Turkmenistan
Just came out of Turkmenistan. Other than getting nailed for $77 dollars of fees at the border, the country was a great experience.
Maybe a few thoughts:
The people are not outwardly friendly like Iran, but they are very nice and helpful when approached. We were treated to 2 amazing feasts and one wedding celebration.
We were on a 7 day transit visa from Ashgabat to Farap, but we deviated for 2 days. We went up to Darvaza to camp by the gaz crater at night. We had no problems with the police. Usually we just slow down a bit at the checkpoints, but don't make any indication we're stopping. Then just wave and keep riding by. The one guy who did stop us just looked at our passports with 0 understanding of English and waved us on. The police are nice and know nothing about immigration rules.
Camping by a museum in Merv one night, the police just came to make sure we were doing well and enjoying out time in Turkmenistan on our cool bikes.

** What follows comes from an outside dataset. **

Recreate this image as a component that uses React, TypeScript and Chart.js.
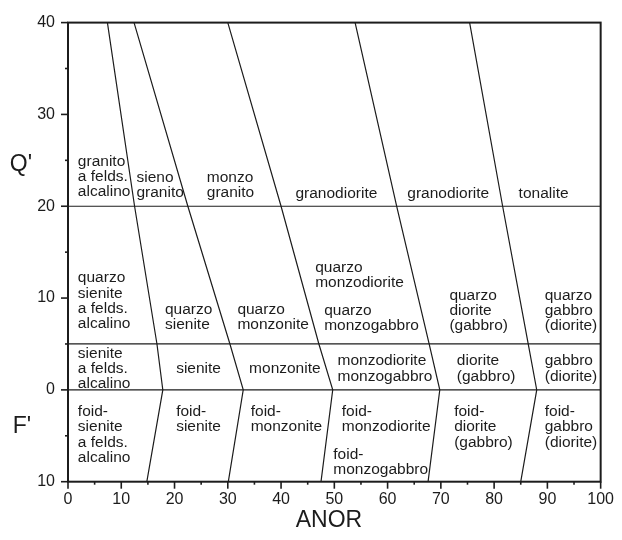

The rules say that if you have a transit visa over 5 days you have to register, but the Ashgabat office didn't want to bother with it and the exit border didn't bat an eyebrow.
If you have a more than 5 day transit visa watch out. The entry border charges you $15 for insurance, but it only last for 5 days (this is almost impossible to notice). We got caught in this scam and had to pay another $22 dollar at the exit border (for 5 days more insurance even though we were leaving the country that very minute). No amount of arguing could convince the impervious civil servants.
If you crossing to Farap, beware there's a toll bridge that will cost we $7 and then another 100,000 manat. We had no idea this was coming and it screwed our budget.
The rules say there's a $25 exit fee, but this was never brought up with us. We didn't question our good luck, but figured it must not apply to transit visa holders because there's no way the government would miss a grab at more $US.
Beware, if you're not going the Farap route. The road after Darvaza to Konya-Urgench is TERRIBLE.
Hope this helps someone.
Cheers, Mike P.S. we're now in Bukhara and loving this city.